Далее, фраза, ´Die Bäume müssen weg´, сказанная одной жительницей Мюнхена в некой малоприятной, но заурядной истории, ассоциируется у Вас с представлением о
гипотетических политических изменениях в Германии, когда,
Вы предполагаете, станут говорить ´Die Juden müssen weg´. Гипотезы можно строить какие угодно, спорить о гипотезах не
имеет смысла. Гипотеза же Ваша свидетельствует о Вашем личном состоянии духа и о Ваших ощущениях в Германии.
Вам страшно в Германии. Вы акцентируете некие неэкстраординарные качества подвыпивших немцев,
свойственные, пожалуй, не только подвыпившим особам
немецкой национальности. Моё впечатление от этого
акцентирования однозначное: Вы очень нелюбите немцев.

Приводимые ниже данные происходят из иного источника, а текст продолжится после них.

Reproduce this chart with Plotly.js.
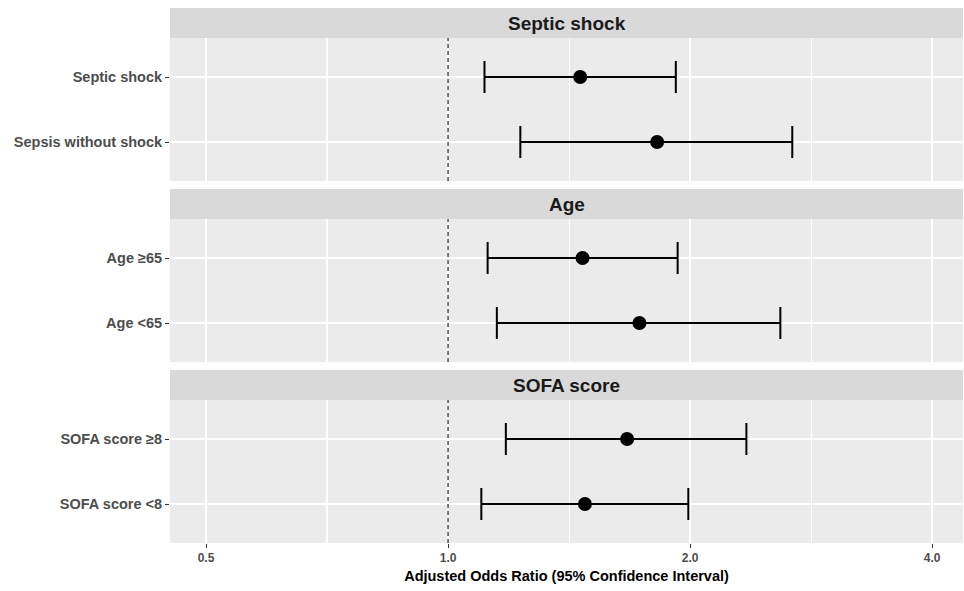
<!DOCTYPE html>
<html>
<head>
<meta charset="utf-8">
<script src="https://cdn.plot.ly/plotly-3.0.1.min.js"></script>
<style>html,body{margin:0;padding:0;background:#fff;}#chart{width:964px;height:591px;}</style>
</head>
<body>
<div id="chart"></div>
<script>
// ---- data ----
const panelTitles = ['Septic shock', 'Age', 'SOFA score'];

const labels1 = ['Septic shock', 'Sepsis without shock'];
const or1 = [1.46, 1.82];
const lo1 = [1.11, 1.23];
const hi1 = [1.92, 2.68];

const labels2 = ['Age ≥65', 'Age <65'];
const or2 = [1.47, 1.73];
const lo2 = [1.12, 1.15];
const hi2 = [1.93, 2.59];

const labels3 = ['SOFA score ≥8', 'SOFA score <8'];
const or3 = [1.67, 1.48];
const lo3 = [1.18, 1.10];
const hi3 = [2.35, 1.99];

const xTickVals = [0.5, 1, 2, 4];
const xTickText = ['0.5', '1.0', '2.0', '4.0'];
const refValue = 1;
const xTitle = 'Adjusted Odds Ratio (95% Confidence Interval)';

// ---- layout geometry ----
const W = 964, H = 591;
const mT = 8, mB = 48, mL = 170, mR = 1;
const plotH = H - mT - mB;
const stripH = 30, panelH = 143, gap = 8;
const FONT = 'Liberation Sans, Arial, sans-serif';

const panels = [
  {labels: labels1, or: or1, lo: lo1, hi: hi1},
  {labels: labels2, or: or2, lo: lo2, hi: hi2},
  {labels: labels3, or: or3, lo: lo3, hi: hi3}
];

const minorVals = [];
for (let i = 0; i < xTickVals.length - 1; i++) minorVals.push(Math.sqrt(xTickVals[i] * xTickVals[i + 1]));

const traces = [];
const layout = {
  width: W, height: H,
  margin: {l: mL, r: mR, t: mT, b: mB, pad: 0},
  paper_bgcolor: '#FFFFFF',
  plot_bgcolor: '#EBEBEB',
  showlegend: false,
  font: {family: FONT},
  shapes: [],
  annotations: []
};

const xRange = [Math.log10(0.451), Math.log10(4.37)];

panels.forEach((p, i) => {
  const n = i + 1;
  const sfx = n === 1 ? '' : String(n);
  const topPx = i * (stripH + panelH + gap);
  const stripTop = 1 - topPx / plotH;
  const stripBot = 1 - (topPx + stripH) / plotH;
  const panelBot = 1 - (topPx + stripH + panelH) / plotH;

  traces.push({
    type: 'scatter', mode: 'markers',
    x: p.or, y: p.labels,
    xaxis: 'x' + sfx, yaxis: 'y' + sfx,
    marker: {color: '#000000', size: 14},
    error_x: {
      type: 'data', symmetric: false,
      array: p.hi.map((h, k) => h - p.or[k]),
      arrayminus: p.lo.map((l, k) => p.or[k] - l),
      color: '#000000', thickness: 2, width: 16
    },
    hoverinfo: 'x+y'
  });

  const isBottom = i === panels.length - 1;
  layout['xaxis' + sfx] = {
    type: 'log', range: xRange, anchor: 'y' + sfx,
    domain: [0, 1],
    tickmode: 'array', tickvals: xTickVals, ticktext: xTickText,
    showgrid: true, gridcolor: '#FFFFFF', gridwidth: 1.3,
    minor: {tickmode: 'array', tickvals: minorVals, showgrid: true, gridcolor: '#FFFFFF', gridwidth: 1.1, ticks: ''},
    zeroline: false, showline: false,
    ticks: isBottom ? 'outside' : '', ticklen: 4, tickwidth: 1, tickcolor: '#333333',
    showticklabels: isBottom,
    tickfont: {family: FONT, size: 12, color: '#4D4D4D', weight: 'bold'},
    fixedrange: true
  };
  if (i > 0) layout['xaxis' + sfx].matches = 'x';
  if (isBottom) {
    layout['xaxis' + sfx].title = {text: xTitle, font: {family: FONT, size: 14.5, color: '#000000', weight: 'bold'}, standoff: 6};
  }
  layout['yaxis' + sfx] = {
    type: 'category', anchor: 'x' + sfx,
    domain: [panelBot, stripBot],
    categoryorder: 'array', categoryarray: p.labels,
    range: [p.labels.length - 0.4, -0.6],
    showgrid: true, gridcolor: '#FFFFFF', gridwidth: 1.3,
    zeroline: false, showline: false,
    ticks: 'outside', ticklen: 4, tickwidth: 1, tickcolor: '#333333',
    tickfont: {family: FONT, size: 14.5, color: '#4D4D4D', weight: 'bold'},
    fixedrange: true
  };

  layout.shapes.push({
    type: 'rect', xref: 'paper', yref: 'paper',
    x0: 0, x1: 1, y0: stripBot, y1: stripTop,
    fillcolor: '#D9D9D9', line: {width: 0}, layer: 'below'
  });
  layout.annotations.push({
    xref: 'paper', yref: 'paper', x: 0.5, y: (stripTop + stripBot) / 2,
    xanchor: 'center', yanchor: 'middle', showarrow: false,
    text: panelTitles[i],
    font: {family: FONT, size: 19, color: '#1A1A1A', weight: 'bold'}
  });
  layout.shapes.push({
    type: 'line', xref: 'x' + sfx, yref: 'y' + sfx + ' domain',
    x0: refValue, x1: refValue, y0: 0, y1: 1,
    line: {color: '#222222', width: 1.2, dash: '4px,3px'}, layer: 'above'
  });
});

Plotly.newPlot('chart', traces, layout, {displayModeBar: false, staticPlot: true});
</script>
</body>
</html>
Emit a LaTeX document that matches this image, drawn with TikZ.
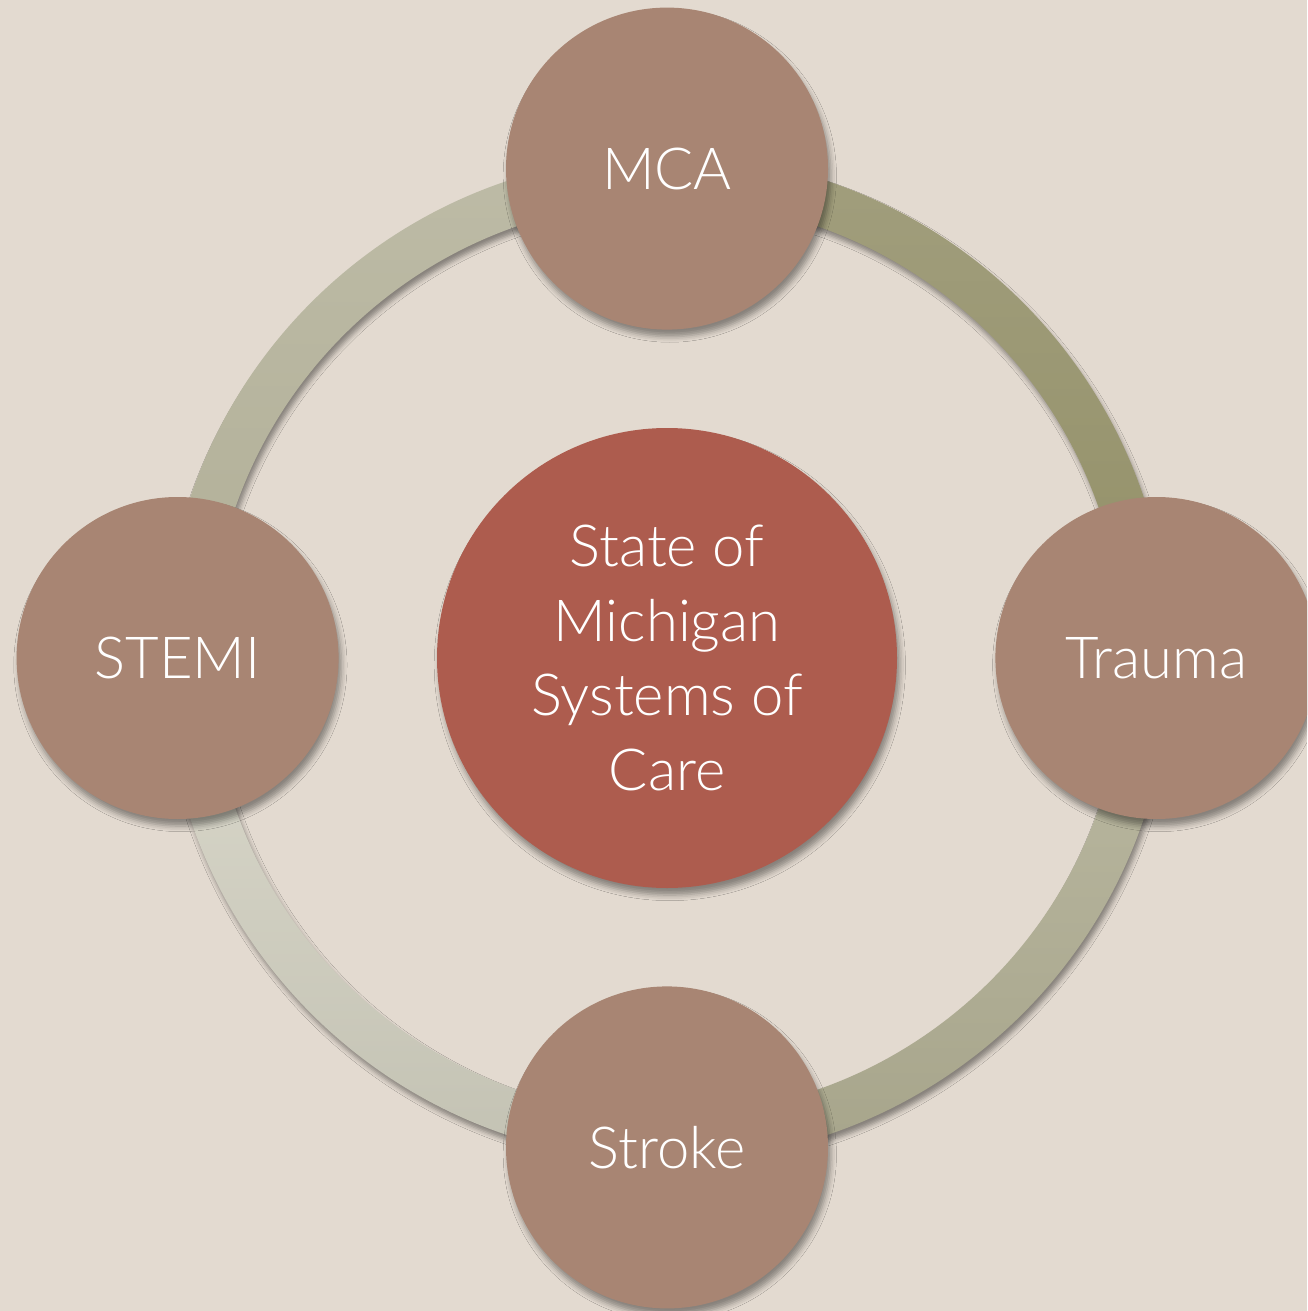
\documentclass[tikz,border=0pt]{standalone}
\usepackage{fontspec}
\setmainfont{Lato Light}
\usepackage{tikz}
\usetikzlibrary{calc}
\usetikzlibrary{positioning,shadows.blur}
\definecolor{paper}{HTML}{E3DAD0}
\definecolor{hubred}{HTML}{AD5C4E}
\definecolor{spoke}{HTML}{A88573}
\definecolor{trtop}{HTML}{A19E7D}
\definecolor{trbot}{HTML}{939067}
\definecolor{tltop}{HTML}{BDBBA6}
\definecolor{tlbot}{HTML}{B1AF97}
\definecolor{bltop}{HTML}{DBD9CC}
\definecolor{blbot}{HTML}{C3C2B3}
\definecolor{brtop}{HTML}{BBB9A2}
\definecolor{brbot}{HTML}{A7A58B}

\begin{document}
\begin{tikzpicture}[
    hub/.style={circle, fill=hubred, minimum size=4.6cm, inner sep=0pt,
      text=white, align=center, font=\fontsize{16.5}{21.2}\selectfont,
      blur shadow={shadow xshift=0.8pt, shadow yshift=-2pt, shadow blur radius=1.6pt, shadow opacity=40}},
    sat/.style={circle, fill=spoke, minimum size=3.22cm, inner sep=0pt,
      text=white, font=\fontsize{16.5}{20}\selectfont,
      blur shadow={shadow xshift=0.8pt, shadow yshift=-2pt, shadow blur radius=1.6pt, shadow opacity=40}},
    node distance=0.97cm]
        \useasboundingbox (0,0) rectangle (13.07,-13.11);
        \clip (0,0) rectangle (13.07,-13.11);
        \fill[paper] (0,0) rectangle (13.07,-13.11);
        \coordinate (O) at (6.67,-6.58);
        \foreach \a/\ct/\cb in {0/trtop/trbot, 90/tltop/tlbot, 180/bltop/blbot, 270/brtop/brbot}
          \shade[top color=\ct, bottom color=\cb,
            blur shadow={shadow xshift=0.7pt, shadow yshift=-1.6pt, shadow blur radius=1.3pt, shadow opacity=40}]
            ($(O)+(\a:5.03)$) arc[start angle=\a, delta angle=90, radius=5.03]
            -- ($(O)+(\a+90:4.57)$) arc[start angle=\a+90, delta angle=-90, radius=4.57] -- cycle;
        \node[hub] (hub) at (O) {State of\\Michigan\\Systems of\\Care};
        \node[sat, above=of hub] (mca) {MCA};
        \node[sat, right=of hub] (trauma) {Trauma};
        \node[sat, below=of hub] (stroke) {Stroke};
        \node[sat, left=of hub] (stemi) {STEMI};
\end{tikzpicture}
\end{document}
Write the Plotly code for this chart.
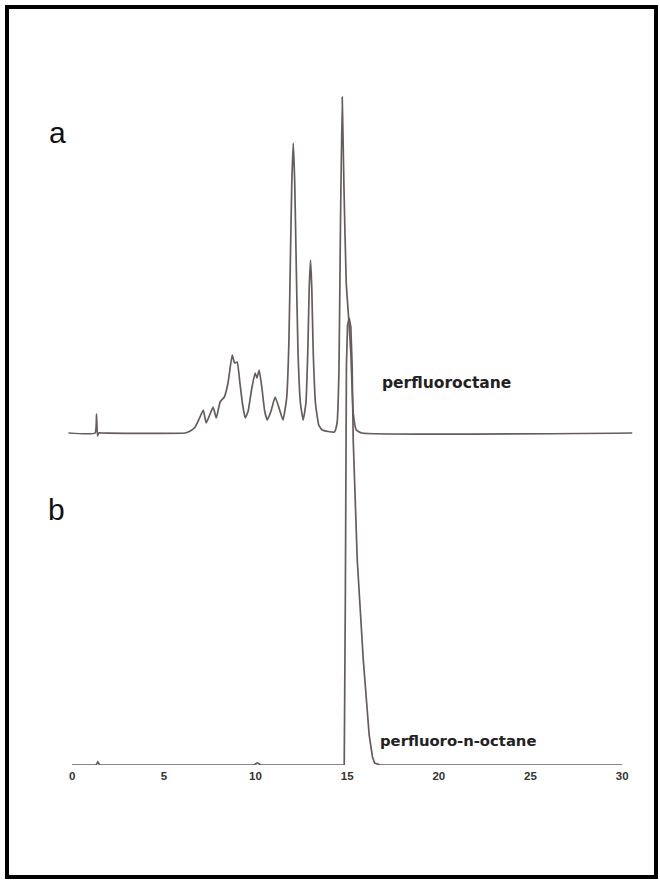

Г-жа Левина! Как я понимаю, Вы приехали в Германию из
Израиля почти 30 лет тому назад. В одном из Ваших очерков
Вы с сожалением пишете, что в Мюнхене Вы, по Вашим словам, ´застряли на многие годы´. В данном очерке Вы резко
осуждате людей еврейского происхождения, которые
ассимилировались в Германии, пишете подчёркнуто
недоброжелательно о немцах, избрав для их описания
поведение подвыпивших особ, и выражаете страх о возможных
будущих политических переменах и о будущем евреев в
Германии. Прочитав Ваши очерки, я невольно подумал, что
держит убеждённую сионистку, страстно стремившуюся 40 лет
назад в Израиль, гражданку Израиля, пенсионерку Асю Левину
в Германии? Ведь должна же быть какая-то причина, по
которой Вы, несмотря на Ваше тяжёлое настроение и сильное
недовольство в Германии не возвращаетесь в Израиль. Но, как
говорится, чужая душа — потёмки, и причины этой из Ваших
очерков я не почерпнул.

Ион Деген
- at 2010-07-14 13:07:14 EDT
Компьютер приказал долго жить. И до этого почти не было возможности заглядывать в него. Но на иждивении прочёл Ваш рассказ. Какой же Вы молодец! Отличный поток сознания, нанизанный на внутреннее ощущение женщины. И отличный пример того, что любой предмет может стать темой хорошего литературного произведения. Не понимаю, как это может не понравиться.
Игрек
- at 2010-07-13 20:26:08 EDT
Опять та же ситуация: надо повторять предыдущих "отзывников". Мне понравился этот день, эта бесцельная прогулка, эти как бы случайные мысли, этот, наверно, не случайный взгляд на живущих рядом "местных" и, конечно, Ваш замечательный литературный дар.
Ваше "Тут и кончился привезенный из России и из Израиля миф о том, что немцы всегда ведут себя очень тихо: они так орали ночью и хлопали дверцами машин, что спать было невозможно" напомнило мне первое знакомство с ГДР-скими немцами-студентами в Ленинграде 72 года и недавнее в "санатории" в Мексике, где большинство отдыхающих были немцы. Жуть, кто-нибудь бы рассказал, я бы не поверил.

Юлий Герцман
- at 2010-07-13 18:10:29 EDT
Какой чУдный рассказ!
Борис Э. Альтшулер
- at 2010-07-13 17:50:06 EDT
Я влюбился в предыдущий израильский рассказ Аси Левиной. Опубликованый теперь эссе-рассказ автора меня несколько разочаровал. Эдакий еврейский женский экзистенциализм с, к сожалению, несколько плоскими рассуждениями и ошибками в цитате типа: "was ist passirt?" (а надо бы "was ist passiErt?").

Левина - талантливый прозаик в трудном жанре короткого рассказа. Очень хочется надеятся, что ее следующая попытка снова окажется очаровательной.

Б.Тененбаум
- at 2010-07-13 09:21:45 EDT
Ася, это замечательно ! Для написания подробной рецензии, право же, надо иметь талант, которым я не обладаю. Но высказать вам мое искренне восхищение я все-таки могу. Спасибо. Вы пишете прозу, которая стоит поэзии.